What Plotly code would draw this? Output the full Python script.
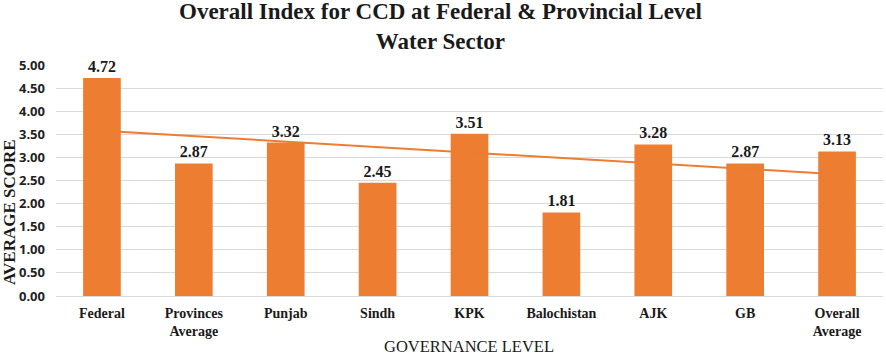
import numpy as np
import plotly.graph_objects as go

categories = ["Federal", "Provinces<br>Average", "Punjab", "Sindh", "KPK", "Balochistan", "AJK", "GB", "Overall<br>Average"]
scores = [4.72, 2.87, 3.32, 2.45, 3.51, 1.81, 3.28, 2.87, 3.13]
y_ticks = [0, 0.5, 1.0, 1.5, 2.0, 2.5, 3.0, 3.5, 4.0, 4.5, 5.0]

orange = "#ED7D31"
serif = "Liberation Serif, Times New Roman, serif"

xi = np.arange(1, len(scores) + 1)
slope, intercept = np.polyfit(xi, scores, 1)
trend = slope * xi + intercept

fig = go.Figure()
fig.add_trace(go.Bar(
    x=categories, y=scores, marker=dict(color=orange, line=dict(width=0)),
    text=[f"{v:.2f}" for v in scores], texttemplate="<b>%{text}</b>", textposition="outside",
    textfont=dict(family=serif, size=16, color="#1a1a1a"),
    cliponaxis=False, showlegend=False,
))
fig.add_trace(go.Scatter(
    x=categories, y=trend, mode="lines", line=dict(color=orange, width=2),
    showlegend=False, hoverinfo="skip",
))

fig.update_layout(
    width=886, height=355,
    margin=dict(l=56, r=3, t=65, b=59, autoexpand=False),
    plot_bgcolor="white", paper_bgcolor="white",
    bargap=0.59,
    xaxis=dict(
        tickvals=categories, ticktext=[f"<b>{c}</b>" for c in categories],
        tickfont=dict(family=serif, size=14, color="#1a1a1a"),
        showgrid=False, zeroline=False, showline=False, automargin=False,
        ticklabelstandoff=7,
    ),
    yaxis=dict(
        range=[0, 5], tickvals=y_ticks, ticktext=[f"<b>{v:.2f}</b>" for v in y_ticks],
        tickfont=dict(family="Open Sans, Liberation Sans, sans-serif", size=13, color="#222"),
        showgrid=True, gridcolor="#d9d9d9", gridwidth=1,
        zeroline=True, zerolinecolor="#d9d9d9", zerolinewidth=1,
        ticklabelstandoff=10, automargin=False,
    ),
    annotations=[
        dict(text="<b>Overall Index for CCD at Federal & Provincial Level<br>Water Sector</b>",
             x=(440 - 56) / 827, xref="paper", xanchor="center",
             y=(296 - 26) / 231, yref="paper", yanchor="middle", showarrow=False,
             font=dict(family=serif, size=23, color="#1a1a1a")),
        dict(text="<b>AVERAGE SCORE</b>", textangle=-90, x=(9 - 56) / 827, xref="paper", xanchor="center",
             y=(296 - 212) / 231, yref="paper", yanchor="middle", showarrow=False,
             font=dict(family=serif, size=17, color="#1a1a1a")),
        dict(text="GOVERNANCE LEVEL", x=(469 - 56) / 827, xref="paper", xanchor="center",
             y=(296 - 346) / 231, yref="paper", yanchor="middle", showarrow=False,
             font=dict(family=serif, size=16.5, color="#1a1a1a")),
    ],
)
fig.write_html("out.html", config={"displayModeBar": False},
               post_script="document.body.style.margin='0';document.body.style.padding='0';document.body.style.overflow='hidden';")
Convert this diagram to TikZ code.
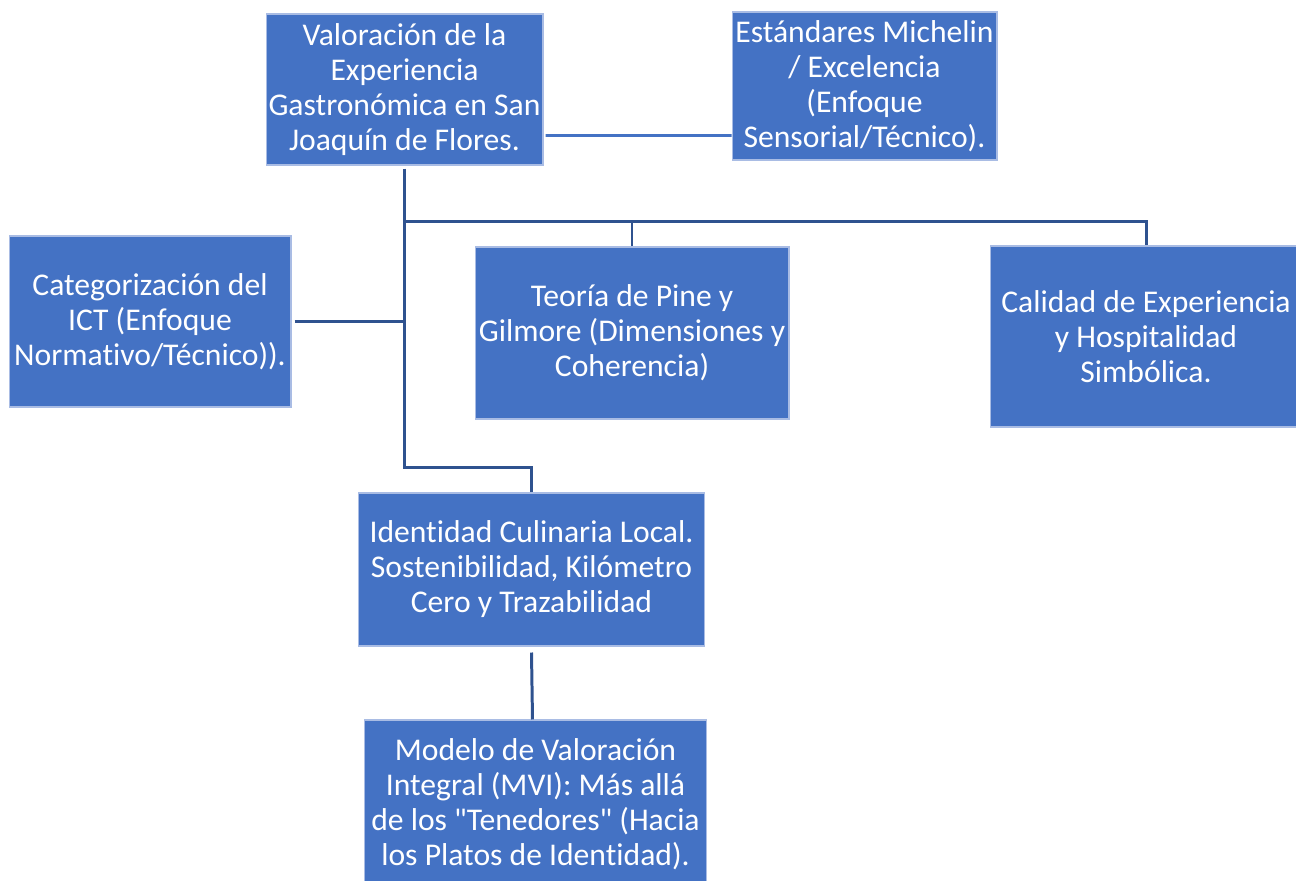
\documentclass[tikz,border=0pt]{standalone}
\usepackage{fontspec}
\setmainfont{Carlito}[Ligatures={NoCommon}]
\usetikzlibrary{calc}
\definecolor{cajaazul}{HTML}{4472C4}
\definecolor{bordeazul}{HTML}{A9BCE4}
\definecolor{lineaazul}{HTML}{2F528F}
\tikzset{
    caja/.style={rectangle, fill=cajaazul, draw=bordeazul, line width=0.6pt, inner sep=0pt,
        align=center, text=white, font=\fontsize{18}{19.9}\selectfont},
    enlace/.style={draw=lineaazul, line width=1.7pt},
    enlaceclaro/.style={draw=cajaazul, line width=1.7pt}
}
\begin{document}
\begin{tikzpicture}[x=0.02cm,y=-0.02cm]
\path[use as bounding box, clip] (0,0) rectangle (1296,881);
\node[caja, minimum width=5.54cm, minimum height=3.02cm] (valoracion) at (404.5,89.5)
    {Valoración de la\\Experiencia\\Gastronómica en San\\Joaquín de Flores.};
\node[caja, minimum width=5.3cm, minimum height=2.96cm] (michelin) at (864.5,86)
    {Estándares Michelin\\/ Excelencia\\(Enfoque\\Sensorial/Técnico).};
\node[caja, minimum width=5.64cm, minimum height=3.42cm] (ict) at (150,321.5)
    {Categorización del\\ICT (Enfoque\\Normativo/Técnico)).};
\node[caja, minimum width=6.28cm, minimum height=3.44cm] (pine) at (632,333)
    {Teoría de Pine y\\Gilmore (Dimensiones y\\Coherencia)};
\node[caja, minimum width=6.24cm, minimum height=3.62cm] (calidad) at (1146,336.5)
    {Calidad de Experiencia\\y Hospitalidad\\Simbólica.};
\node[caja, minimum width=6.94cm, minimum height=3.06cm] (identidad) at (531.5,569.5)
    {Identidad Culinaria Local.\\Sostenibilidad, Kilómetro\\Cero y Trazabilidad};
\node[caja, minimum width=6.86cm, minimum height=3.36cm] (modelo) at (535.5,804)
    {Modelo de Valoración\\Integral (MVI): Más allá\\de los \textquotedbl Tenedores\textquotedbl{} (Hacia\\los Platos de Identidad).};
\coordinate (barra) at ($(valoracion.south)+(0,56)$);
\draw[enlaceclaro] ($(valoracion.south east)+(2,-30)$) -- ($(michelin.south west)+(0,-25)$);
\draw[enlace] ($(valoracion.south)+(0,3)$) |- ($(identidad.north)+(0,-25)$) -- (identidad.north);
\draw[enlace] (barra) -| (pine.north);
\draw[enlace] (barra) -| (calidad.north);
\draw[enlace] ($(ict.east)+(3,0)$) -- (ict.east -| valoracion.south);
\draw[enlace] ($(identidad.south)+(0,6)$) -- ($(modelo.north)+(-3,0)$);
\end{tikzpicture}
\end{document}
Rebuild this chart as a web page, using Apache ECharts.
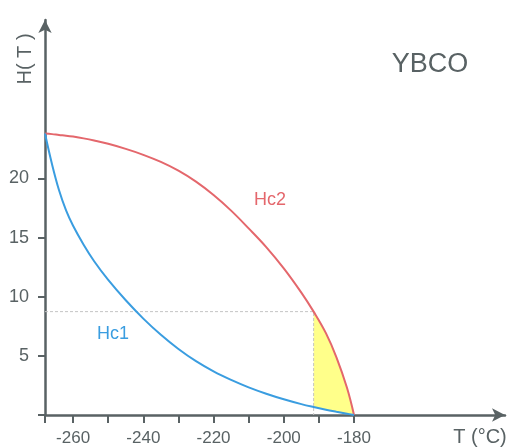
<!DOCTYPE html>
<html>
<head><meta charset="utf-8"></head>
<script type="text/javascript" src="https://cdn.jsdelivr.net/npm/echarts@6/dist/echarts.min.js"></script>
<body style="margin:0;background:#fff;">
    <div id="main" style="width:512px;height:447px;"></div>
</body>
<script type="text/javascript">
// temperature (°C) and critical fields (T)
var temps = [-268, -266, -264, -262, -260, -257, -254, -250, -245, -240, -235, -230, -225, -220, -215, -210, -205, -200, -195, -191.5, -188, -185, -182, -180]
var hc1 = [23.8, 21.2, 19.0, 17.3, 16.0, 14.4, 13.0, 11.42, 9.7, 8.15, 6.78, 5.58, 4.55, 3.69, 2.97, 2.34, 1.8, 1.33, 0.92, 0.67, 0.44, 0.27, 0.11, 0]
var hc2 = [23.8, 23.75, 23.68, 23.62, 23.54, 23.39, 23.21, 22.93, 22.5, 22.0, 21.4, 20.66, 19.73, 18.6, 17.28, 15.78, 14.2, 12.4, 10.35, 8.74, 6.92, 4.88, 2.3, 0]
// working point (dashed guide)
var workT = -191.5
var workH = 8.74
// ticks and labels
var xTicks = [-268, -260, -250, -240, -230, -220, -210, -200, -190, -180]
var xLabels = [-260, -240, -220, -200, -180]
var yTicks = [0, 5, 10, 15, 20]
var yLabels = [5, 10, 15, 20]

var axisColor = '#596264'
var font = 'Liberation Sans, Arial, sans-serif'
var red = '#e4676c'
var blue = '#3a9de0'

function pairs(ys){
    var out = []
    for (var i = 0; i < temps.length; i++) out.push([temps[i], ys[i]])
    return out
}

// indices of the yellow band (T >= working point)
var band = []
for (var i = 0; i < temps.length; i++) {
    if (temps[i] >= workT) band.push(i)
}

var myChart = echarts.init(document.getElementById('main'));
myChart.setOption({
    animation: false,
    grid: {left: 45, right: 7, top: 20, bottom: 29},
    xAxis: {
        type: 'value',
        min: -268,
        max: -137,
        axisLine: {show: true, symbol: ['none', 'arrow'], symbolSize: [10, 13],
            lineStyle: {color: axisColor, width: 2.5}},
        axisTick: {show: true, customValues: xTicks, length: 8,
            lineStyle: {color: axisColor, width: 2}},
        axisLabel: {customValues: xLabels, margin: 15, fontSize: 17, color: axisColor, fontFamily: font},
        splitLine: {show: false}
    },
    yAxis: {
        type: 'value',
        min: 0,
        max: 33.4,
        axisLine: {show: true, symbol: ['none', 'arrow'], symbolSize: [10, 13],
            lineStyle: {color: axisColor, width: 2.5}},
        axisTick: {show: true, customValues: yTicks, length: 7,
            lineStyle: {color: axisColor, width: 2}},
        axisLabel: {customValues: yLabels, margin: 16, fontSize: 18, color: axisColor, fontFamily: font},
        splitLine: {show: false}
    },
    graphic: [
        {type: 'text', x: 430, y: 65, style: {text: 'YBCO', fontSize: 27, fill: axisColor, fontFamily: font, textAlign: 'center', textVerticalAlign: 'middle'}},
        {type: 'text', x: 270, y: 200, style: {text: 'Hc2', fontSize: 18, fill: red, fontFamily: font, textAlign: 'center', textVerticalAlign: 'middle'}},
        {type: 'text', x: 113, y: 334, style: {text: 'Hc1', fontSize: 18, fill: blue, fontFamily: font, textAlign: 'center', textVerticalAlign: 'middle'}},
        {type: 'text', x: 25, y: 59, rotation: Math.PI / 2, style: {text: 'H( T )', fontSize: 20, fill: axisColor, fontFamily: font, textAlign: 'center', textVerticalAlign: 'middle'}},
        {type: 'text', x: 480, y: 437, style: {text: 'T (°C)', fontSize: 20, fill: axisColor, fontFamily: font, textAlign: 'center', textVerticalAlign: 'middle'}}
    ],
    series: [
        {
            // yellow area between Hc1 and Hc2 right of the working point
            type: 'custom',
            z: 1,
            silent: true,
            data: [[workT, workH]],
            renderItem: function(params, api){
                var pts = []
                for (var k = 0; k < band.length; k++) pts.push(api.coord([temps[band[k]], hc2[band[k]]]))
                for (var k = band.length - 1; k >= 0; k--) pts.push(api.coord([temps[band[k]], hc1[band[k]]]))
                return {type: 'polygon', shape: {points: pts}, style: {fill: '#ffff8a'}}
            }
        },
        {
            type: 'line',
            z: 2,
            data: [[-268, workH], [workT, workH], [workT, 0]],
            symbol: 'none',
            lineStyle: {color: '#c4c4c4', width: 1, type: [3, 2]}
        },
        {
            name: 'Hc2',
            type: 'line',
            z: 3,
            data: pairs(hc2),
            smooth: 0.4,
            symbol: 'none',
            lineStyle: {color: red, width: 2}
        },
        {
            name: 'Hc1',
            type: 'line',
            z: 3,
            data: pairs(hc1),
            smooth: 0.4,
            symbol: 'none',
            lineStyle: {color: blue, width: 2}
        }
    ]
});
</script>
</html>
- - -
Task brief:
Quote, exactly and only, the lines from the first line of the data above through the line containing "import plotly.graph_objects as go". The pictures do not belong in it.

Exercise solution:
What Plotly code would draw this? Output the full Python script.
import numpy as np
import plotly.graph_objects as go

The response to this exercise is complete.